Itulah mengapa Azalia Faustania memegang teguh petuah klasik "台上一分钟,台下十年功" (tái shàng yī fēn zhōng, tái xià shí nián gōng). Yang terjemahan letterlijk-nya: penampilan di atas panggung yang hanya satu menit, membutuhkan latihan di bawah panggung selama sepuluh tahun.
"Ungkapan ini menggambarkan bahwa kesuksesan hanya dapat diraih dengan kerja keras," terang Azalia.
Azalia yang punya nama Mandarin Cao Yanwen 曹颜玟 adalah pemain guzheng (古筝).
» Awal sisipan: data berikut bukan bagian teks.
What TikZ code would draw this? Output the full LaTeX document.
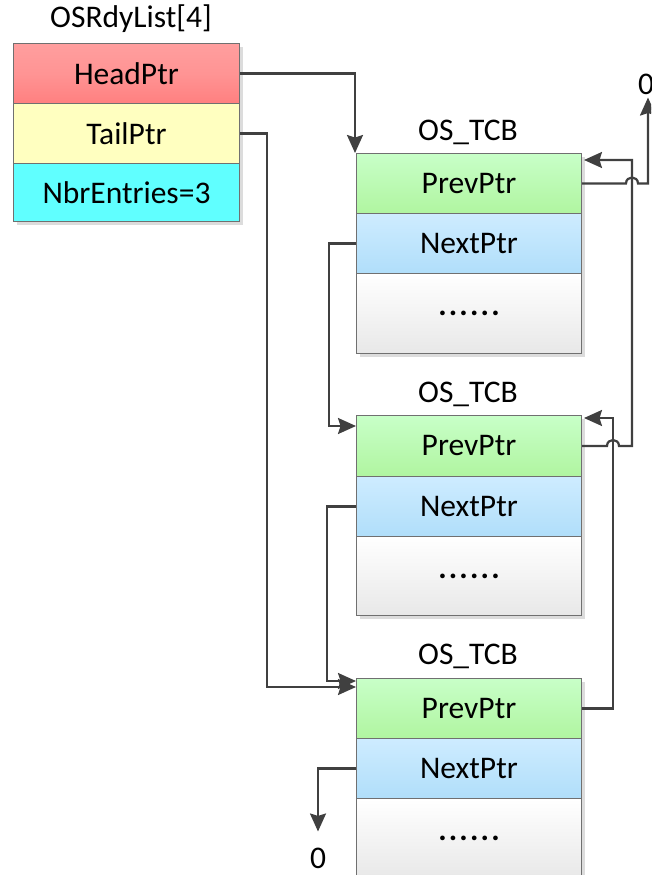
\documentclass[tikz,border=0pt]{standalone}
\usepackage{fontspec}
\setmainfont{Carlito}
\usetikzlibrary{arrows.meta}
\definecolor{linegray}{HTML}{404040}
\definecolor{boxgray}{HTML}{707070}
\definecolor{shadowgray}{HTML}{DCDCDC}
\begin{document}
\begin{tikzpicture}[x=1pt,y=-1pt,
  cell/.style={draw=boxgray, line width=1pt, minimum width=226pt, minimum height=60pt,
    inner sep=0pt, anchor=north west, font=\fontsize{31.5}{36}\selectfont},
  headc/.style={cell, top color=red!38!white, bottom color=red!50!white, middle color=red!42!white},
  tailc/.style={cell, fill={rgb,255:red,255;green,255;blue,192}},
  nbrc/.style={cell, fill={rgb,255:red,96;green,255;blue,255}},
  prevc/.style={cell, minimum width=225pt, top color={rgb,255:red,200;green,255;blue,200}, bottom color={rgb,255:red,176;green,245;blue,160}},
  nextc/.style={cell, minimum width=225pt, top color={rgb,255:red,206;green,236;blue,255}, bottom color={rgb,255:red,176;green,222;blue,250}},
  dotc/.style={cell, minimum width=225pt, minimum height=80pt, top color=white, bottom color={rgb,255:red,232;green,232;blue,232}},
  title/.style={font=\fontsize{31.5}{36}\selectfont, inner sep=0pt},
  zero/.style={font=\fontsize{31.5}{36}\selectfont, inner sep=0pt},
  conn/.style={draw=linegray, line width=2.2pt, -{Stealth[length=18pt,width=16pt,inset=2.5pt]}},
  shadow/.style={fill=shadowgray, draw=none}
]
\useasboundingbox (0,0) rectangle (651,875);
\clip (0,0) rectangle (651,875);
\fill[white] (0,0) rectangle (651,875);

\newcommand{\sixdots}{\textbf{.\hspace{2.2pt}.\hspace{2.2pt}.\hspace{2.2pt}.\hspace{2.2pt}.\hspace{2.2pt}.}}

% shadows
\fill[shadow] (17,47) rectangle (243,225);
\fill[shadow] (360,157) rectangle (585,357);
\fill[shadow] (360,419) rectangle (585,619);
\fill[shadow] (360,682) rectangle (585,880);

% OSRdyList
\node[title] (ttl) at (131,19) {OSRdyList[4]};
\node[headc] (head) at (13,43) {HeadPtr};
\node[tailc] (tail) at (13,103) {TailPtr};
\node[nbrc, minimum height=58pt] (nbr) at (13,163) {NbrEntries=3};

% TCB 1
\node[title] (tcb1) at (468,132) {OS\_TCB};
\node[prevc] (t1p) at (356,153) {PrevPtr};
\node[nextc] (t1n) at (356,213) {NextPtr};
\node[dotc] (t1d) at (356,273) {\sixdots};

% TCB 2
\node[title] (tcb2) at (468,394) {OS\_TCB};
\node[prevc, minimum height=61pt] (t2p) at (356,415) {PrevPtr};
\node[nextc] (t2n) at (356,476) {NextPtr};
\node[dotc, minimum height=79pt] (t2d) at (356,536) {\sixdots};

% TCB 3
\node[title] (tcb3) at (468,656) {OS\_TCB};
\node[prevc] (t3p) at (356,678) {PrevPtr};
\node[nextc] (t3n) at (356,738) {NextPtr};
\node[dotc] (t3d) at (356,798) {\sixdots};

% zeros
\node[zero] (zeroA) at (646,84) {0};
\node[zero] (zeroB) at (318,858) {0};

% entry points
\coordinate (t1in) at ([yshift=-7pt,xshift=2pt]t1p.north east);
\coordinate (t2inL) at ([yshift=-11pt]t2p.north west);
\coordinate (t2inR) at ([yshift=-3pt,xshift=2pt]t2p.north east);
\coordinate (t3in1) at ([yshift=-3pt]t3p.north west);
\coordinate (t3in2) at ([yshift=-9pt]t3p.north west);

% HeadPtr -> TCB1
\draw[conn] (head.east) -| ([xshift=-1pt]t1p.north west);
% TailPtr -> TCB3
\draw[conn] (tail.east) -| ([xshift=-89pt]t3in2) -- (t3in2);
% TCB1 next -> TCB2
\draw[conn] (t1n.west) -| ([xshift=-27pt]t2inL) -- (t2inL);
% TCB2 next -> TCB3
\draw[conn] (t2n.west) -| ([xshift=-29pt]t3in1) -- (t3in1);
% TCB3 next -> 0
\draw[conn] (t3n.west) -| ([yshift=16pt]zeroB.north);
% TCB1 prev -> 0
\draw[conn] (t1p.east) -- ([xshift=44pt]t1p.east)
  .. controls ([xshift=44pt,yshift=8pt]t1p.east) and ([xshift=56pt,yshift=8pt]t1p.east) .. ([xshift=56pt]t1p.east)
  -| ([xshift=2pt,yshift=-3pt]zeroA.south);
% TCB2 prev -> TCB1
\draw[conn] (t2p.east) -- ([xshift=25pt]t2p.east)
  .. controls ([xshift=25pt,yshift=8pt]t2p.east) and ([xshift=37pt,yshift=8pt]t2p.east) .. ([xshift=37pt]t2p.east)
  -| ([xshift=48pt]t1in) -- (t1in);
% TCB3 prev -> TCB2
\draw[conn] (t3p.east) -| ([xshift=29pt]t2inR) -- (t2inR);
\end{tikzpicture}
\end{document}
Guzheng, Anda sudah tahu, merupakan salah satu alat musik tradisional Tiongkok yang paling terkenal. Terbuat dari kayu berbentuk kotak panjang tapi bagian tengahnya cembung. Di atasnya terbentang 21 senar. Di tengah senar-senar tersebut ditempatkan pengganjal yang dapat digeser. Gunanya untuk menaikkan atau menurunkan frekuensi nada.
Cara mainnya dipetik. Umumnya tangan kanan dipakai untuk melodi. Sedangkan tangan kiri digunakan untuk chord.
Terlihat mudah. Padahal sebenarnya tidak. Untuk memainkannya, terlebih dulu jari-jari mesti dipakaikan alat bantu berupa kuku palsu –yang terbuat dari tempurung kura-kura atau plastik. Supaya tidak sakit atau malah terluka.
Tak heran bila Azalia menjadikan pitutur luhur dimaksud sebagai pegangannya. Sebab, sebagaimana ditegaskan pepatah Inggris, "No pain, no gain." Perlu bersakit-sakit dahulu untuk bisa bersenang-senang kemudian.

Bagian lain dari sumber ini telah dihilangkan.